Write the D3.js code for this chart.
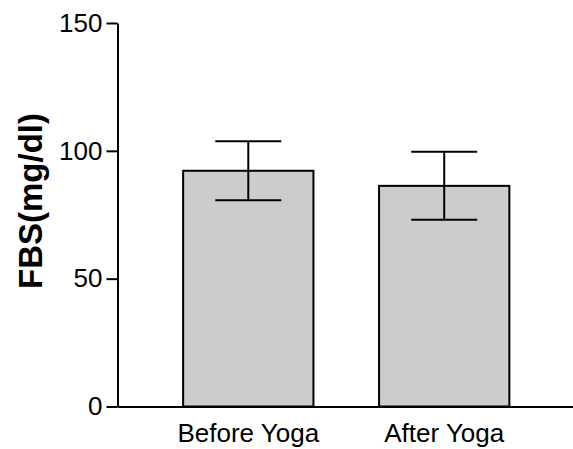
<!DOCTYPE html>
<html>
<head>
<meta charset="utf-8">
<title>FBS bar chart</title>
<script src="https://d3js.org/d3.v7.min.js"></script>
<style>
  body { margin: 0; background: #fff; }
</style>
</head>
<body>
<div id="chart"></div>
<script>
    // dados
    const groups = ["Before Yoga", "After Yoga"];
    const means = [92.2, 86.3];
    const errors = [11.5, 13.3];
    const yTicks = [0, 50, 100, 150];

    const margin = {top: 23, right: 0, bottom: 42.5, left: 117.5};
    const W = 573, H = 449;
    const w = W - margin.left - margin.right;
    const h = H - margin.top - margin.bottom;

    const svg = d3.select("#chart")
        .append("svg")
            .attr("width", W)
            .attr("height", H)
        .append("g")
            .attr("transform", "translate(" + margin.left + "," + margin.top + ")");

    const data = groups.map((g, i) => ({group: g, mean: means[i], err: errors[i]}));

    const x = d3.scaleBand()
        .domain(groups)
        .range([0, w + 2])
        .paddingInner(0.335)
        .paddingOuter(0.335);

    const y = d3.scaleLinear()
        .domain([0, 150])
        .range([h, 0]);

    // barras
    svg.selectAll("rect.bar")
        .data(data)
        .enter()
        .append("rect")
        .attr("class", "bar")
        .attr("x", d => x(d.group))
        .attr("y", d => y(d.mean))
        .attr("width", x.bandwidth())
        .attr("height", d => y(0) - y(d.mean))
        .attr("fill", "#cccccc")
        .attr("stroke", "#000")
        .attr("stroke-width", 2);

    // barras de erro
    const capW = 66;
    const eb = svg.selectAll("g.err")
        .data(data)
        .enter()
        .append("g")
        .attr("class", "err")
        .attr("stroke", "#000")
        .attr("stroke-width", 2);

    eb.append("line")
        .attr("x1", d => x(d.group) + x.bandwidth() / 2)
        .attr("x2", d => x(d.group) + x.bandwidth() / 2)
        .attr("y1", d => y(d.mean + d.err))
        .attr("y2", d => y(d.mean - d.err));
    eb.append("line")
        .attr("x1", d => x(d.group) + x.bandwidth() / 2 - capW / 2)
        .attr("x2", d => x(d.group) + x.bandwidth() / 2 + capW / 2)
        .attr("y1", d => y(d.mean + d.err))
        .attr("y2", d => y(d.mean + d.err));
    eb.append("line")
        .attr("x1", d => x(d.group) + x.bandwidth() / 2 - capW / 2)
        .attr("x2", d => x(d.group) + x.bandwidth() / 2 + capW / 2)
        .attr("y1", d => y(d.mean - d.err))
        .attr("y2", d => y(d.mean - d.err));

    // eixo y
    const yAxis = d3.axisLeft(y)
        .tickValues(yTicks)
        .tickSize(11)
        .tickPadding(4)
        .tickSizeOuter(0);

    const gy = svg.append("g").call(yAxis);
    gy.select(".domain").attr("stroke-width", 2);
    gy.selectAll(".tick line").attr("stroke-width", 2);
    gy.selectAll("text")
        .attr("font-family", "Liberation Sans, Arial, sans-serif")
        .attr("font-size", "26px")
        .attr("fill", "#000");

    // eixo x
    const xAxis = d3.axisBottom(x)
        .tickSize(0)
        .tickPadding(17)
        .tickSizeOuter(0);

    const gx = svg.append("g")
        .attr("transform", "translate(0," + h + ")")
        .call(xAxis);
    gx.select(".domain").attr("stroke-width", 2);
    gx.selectAll("text")
        .attr("font-family", "Liberation Sans, Arial, sans-serif")
        .attr("font-size", "26px")
        .attr("fill", "#000");

    // título do eixo y
    svg.append("text")
        .attr("transform", "rotate(-90)")
        .attr("x", -178)
        .attr("y", 42 - margin.left)
        .style("text-anchor", "middle")
        .attr("font-family", "Liberation Sans, Arial, sans-serif")
        .attr("font-weight", "bold")
        .attr("font-size", "33px")
        .text("FBS(mg/dl)");
</script>
</body>
</html>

◇ ◇ ◇ ◇

### [What you will do]
Determine how many lines in the listing above hold the word "chart", answering with the number only.

### [The reply]
4